Given information:
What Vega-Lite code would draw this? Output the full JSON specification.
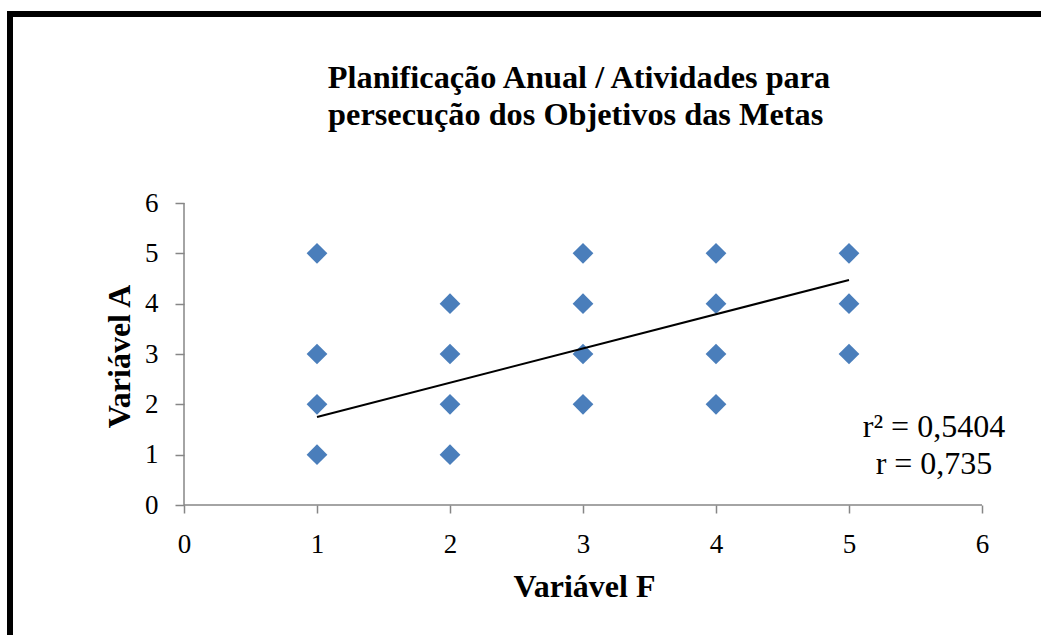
{
  "$schema": "https://vega.github.io/schema/vega-lite/v6.json",
  "width": 1036,
  "height": 626,
  "autosize": {"type": "none"},
  "padding": {"left": 10, "top": 14, "right": -5, "bottom": -5},
  "background": "white",
  "config": {
    "view": {"stroke": "black", "strokeWidth": 6, "fill": "white"},
    "font": "Liberation Serif"
  },
  "datasets": {
    "pts": [
      {"F": 1, "A": 5}, {"F": 1, "A": 3}, {"F": 1, "A": 2}, {"F": 1, "A": 1},
      {"F": 2, "A": 4}, {"F": 2, "A": 3}, {"F": 2, "A": 2}, {"F": 2, "A": 1},
      {"F": 3, "A": 5}, {"F": 3, "A": 4}, {"F": 3, "A": 3}, {"F": 3, "A": 2},
      {"F": 4, "A": 5}, {"F": 4, "A": 4}, {"F": 4, "A": 3}, {"F": 4, "A": 2},
      {"F": 5, "A": 5}, {"F": 5, "A": 4}, {"F": 5, "A": 3}
    ],
    "trend": [{"F": 1, "A": 1.75}, {"F": 5, "A": 4.47}],
    "one": [{}]
  },
  "layer": [
    {
      "data": {"name": "one"},
      "mark": {"type": "rule", "color": "#868686", "strokeWidth": 1.5},
      "encoding": {
        "x": {"datum": 0, "type": "quantitative"},
        "x2": {"datum": 6},
        "y": {"datum": 0, "type": "quantitative"}
      }
    },
    {
      "data": {"name": "one"},
      "mark": {"type": "rule", "color": "#868686", "strokeWidth": 1.5},
      "encoding": {
        "x": {"datum": 0, "type": "quantitative"},
        "y": {"datum": 0, "type": "quantitative"},
        "y2": {"datum": 6}
      }
    },
    {
      "data": {"name": "pts"},
      "mark": {"type": "point", "shape": "diamond", "filled": true, "size": 430, "color": "#4a7ebb", "opacity": 1},
      "encoding": {
        "x": {
          "field": "F", "type": "quantitative",
          "scale": {"domain": [-1.3083, 6.4812], "nice": false, "zero": false},
          "axis": {
            "values": [0, 1, 2, 3, 4, 5, 6], "format": "d", "grid": false, "domain": false,
            "offset": -135, "tickColor": "#868686", "tickSize": 8, "tickWidth": 1.5,
            "labelFont": "Liberation Serif", "labelFontSize": 27, "labelColor": "black",
            "labelPadding": 18, "labelFlush": false, "labelOverlap": false,
            "title": "Variável F", "titleFont": "Liberation Serif", "titleFontSize": 32,
            "titleFontWeight": "bold", "titleColor": "black", "titlePadding": 14, "titleX": 574
          }
        },
        "y": {
          "field": "A", "type": "quantitative",
          "scale": {"domain": [-2.682, 9.755], "nice": false, "zero": false},
          "axis": {
            "values": [0, 1, 2, 3, 4, 5, 6], "format": "d", "grid": false, "domain": false,
            "offset": -174, "tickColor": "#868686", "tickSize": 9, "tickWidth": 1.5,
            "labelFont": "Liberation Serif", "labelFontSize": 27, "labelColor": "black",
            "labelPadding": 17, "labelFlush": false, "labelOverlap": false,
            "title": "Variável A", "titleFont": "Liberation Serif", "titleFontSize": 32,
            "titleFontWeight": "bold", "titleColor": "black", "titlePadding": 8, "titleY": 342
          }
        }
      }
    },
    {
      "data": {"name": "trend"},
      "mark": {"type": "line", "color": "black", "strokeWidth": 2},
      "encoding": {
        "x": {"field": "F", "type": "quantitative"},
        "y": {"field": "A", "type": "quantitative"}
      }
    },
    {
      "data": {"name": "one"},
      "mark": {"type": "text", "font": "Liberation Serif", "fontSize": 32.3, "fontWeight": "bold", "color": "black", "align": "center", "baseline": "alphabetic"},
      "encoding": {
        "x": {"datum": 2.97, "type": "quantitative"},
        "y": {"datum": 8.285, "type": "quantitative"},
        "text": {"value": "Planificação Anual / Atividades para"}
      }
    },
    {
      "data": {"name": "one"},
      "mark": {"type": "text", "font": "Liberation Serif", "fontSize": 32.3, "fontWeight": "bold", "color": "black", "align": "center", "baseline": "alphabetic"},
      "encoding": {
        "x": {"datum": 2.945, "type": "quantitative"},
        "y": {"datum": 7.55, "type": "quantitative"},
        "text": {"value": "persecução dos Objetivos das Metas"}
      }
    },
    {
      "data": {"name": "one"},
      "mark": {"type": "text", "font": "Liberation Serif", "fontSize": 32, "color": "black", "align": "center", "baseline": "alphabetic"},
      "encoding": {
        "x": {"datum": 5.639, "type": "quantitative"},
        "y": {"datum": 1.351, "type": "quantitative"},
        "text": {"value": "r² = 0,5404"}
      }
    },
    {
      "data": {"name": "one"},
      "mark": {"type": "text", "font": "Liberation Serif", "fontSize": 32, "color": "black", "align": "center", "baseline": "alphabetic"},
      "encoding": {
        "x": {"datum": 5.639, "type": "quantitative"},
        "y": {"datum": 0.616, "type": "quantitative"},
        "text": {"value": "r = 0,735"}
      }
    }
  ]
}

Your instructions:
Restate the whole listing above exactly, except for its images.

Exercise result:
What Vega-Lite code would draw this? Output the full JSON specification.
{
  "$schema": "https://vega.github.io/schema/vega-lite/v6.json",
  "width": 1036,
  "height": 626,
  "autosize": {"type": "none"},
  "padding": {"left": 10, "top": 14, "right": -5, "bottom": -5},
  "background": "white",
  "config": {
    "view": {"stroke": "black", "strokeWidth": 6, "fill": "white"},
    "font": "Liberation Serif"
  },
  "datasets": {
    "pts": [
      {"F": 1, "A": 5}, {"F": 1, "A": 3}, {"F": 1, "A": 2}, {"F": 1, "A": 1},
      {"F": 2, "A": 4}, {"F": 2, "A": 3}, {"F": 2, "A": 2}, {"F": 2, "A": 1},
      {"F": 3, "A": 5}, {"F": 3, "A": 4}, {"F": 3, "A": 3}, {"F": 3, "A": 2},
      {"F": 4, "A": 5}, {"F": 4, "A": 4}, {"F": 4, "A": 3}, {"F": 4, "A": 2},
      {"F": 5, "A": 5}, {"F": 5, "A": 4}, {"F": 5, "A": 3}
    ],
    "trend": [{"F": 1, "A": 1.75}, {"F": 5, "A": 4.47}],
    "one": [{}]
  },
  "layer": [
    {
      "data": {"name": "one"},
      "mark": {"type": "rule", "color": "#868686", "strokeWidth": 1.5},
      "encoding": {
        "x": {"datum": 0, "type": "quantitative"},
        "x2": {"datum": 6},
        "y": {"datum": 0, "type": "quantitative"}
      }
    },
    {
      "data": {"name": "one"},
      "mark": {"type": "rule", "color": "#868686", "strokeWidth": 1.5},
      "encoding": {
        "x": {"datum": 0, "type": "quantitative"},
        "y": {"datum": 0, "type": "quantitative"},
        "y2": {"datum": 6}
      }
    },
    {
      "data": {"name": "pts"},
      "mark": {"type": "point", "shape": "diamond", "filled": true, "size": 430, "color": "#4a7ebb", "opacity": 1},
      "encoding": {
        "x": {
          "field": "F", "type": "quantitative",
          "scale": {"domain": [-1.3083, 6.4812], "nice": false, "zero": false},
          "axis": {
            "values": [0, 1, 2, 3, 4, 5, 6], "format": "d", "grid": false, "domain": false,
            "offset": -135, "tickColor": "#868686", "tickSize": 8, "tickWidth": 1.5,
            "labelFont": "Liberation Serif", "labelFontSize": 27, "labelColor": "black",
            "labelPadding": 18, "labelFlush": false, "labelOverlap": false,
            "title": "Variável F", "titleFont": "Liberation Serif", "titleFontSize": 32,
            "titleFontWeight": "bold", "titleColor": "black", "titlePadding": 14, "titleX": 574
          }
        },
        "y": {
          "field": "A", "type": "quantitative",
          "scale": {"domain": [-2.682, 9.755], "nice": false, "zero": false},
          "axis": {
            "values": [0, 1, 2, 3, 4, 5, 6], "format": "d", "grid": false, "domain": false,
            "offset": -174, "tickColor": "#868686", "tickSize": 9, "tickWidth": 1.5,
            "labelFont": "Liberation Serif", "labelFontSize": 27, "labelColor": "black",
            "labelPadding": 17, "labelFlush": false, "labelOverlap": false,
            "title": "Variável A", "titleFont": "Liberation Serif", "titleFontSize": 32,
            "titleFontWeight": "bold", "titleColor": "black", "titlePadding": 8, "titleY": 342
          }
        }
      }
    },
    {
      "data": {"name": "trend"},
      "mark": {"type": "line", "color": "black", "strokeWidth": 2},
      "encoding": {
        "x": {"field": "F", "type": "quantitative"},
        "y": {"field": "A", "type": "quantitative"}
      }
    },
    {
      "data": {"name": "one"},
      "mark": {"type": "text", "font": "Liberation Serif", "fontSize": 32.3, "fontWeight": "bold", "color": "black", "align": "center", "baseline": "alphabetic"},
      "encoding": {
        "x": {"datum": 2.97, "type": "quantitative"},
        "y": {"datum": 8.285, "type": "quantitative"},
        "text": {"value": "Planificação Anual / Atividades para"}
      }
    },
    {
      "data": {"name": "one"},
      "mark": {"type": "text", "font": "Liberation Serif", "fontSize": 32.3, "fontWeight": "bold", "color": "black", "align": "center", "baseline": "alphabetic"},
      "encoding": {
        "x": {"datum": 2.945, "type": "quantitative"},
        "y": {"datum": 7.55, "type": "quantitative"},
        "text": {"value": "persecução dos Objetivos das Metas"}
      }
    },
    {
      "data": {"name": "one"},
      "mark": {"type": "text", "font": "Liberation Serif", "fontSize": 32, "color": "black", "align": "center", "baseline": "alphabetic"},
      "encoding": {
        "x": {"datum": 5.639, "type": "quantitative"},
        "y": {"datum": 1.351, "type": "quantitative"},
        "text": {"value": "r² = 0,5404"}
      }
    },
    {
      "data": {"name": "one"},
      "mark": {"type": "text", "font": "Liberation Serif", "fontSize": 32, "color": "black", "align": "center", "baseline": "alphabetic"},
      "encoding": {
        "x": {"datum": 5.639, "type": "quantitative"},
        "y": {"datum": 0.616, "type": "quantitative"},
        "text": {"value": "r = 0,735"}
      }
    }
  ]
}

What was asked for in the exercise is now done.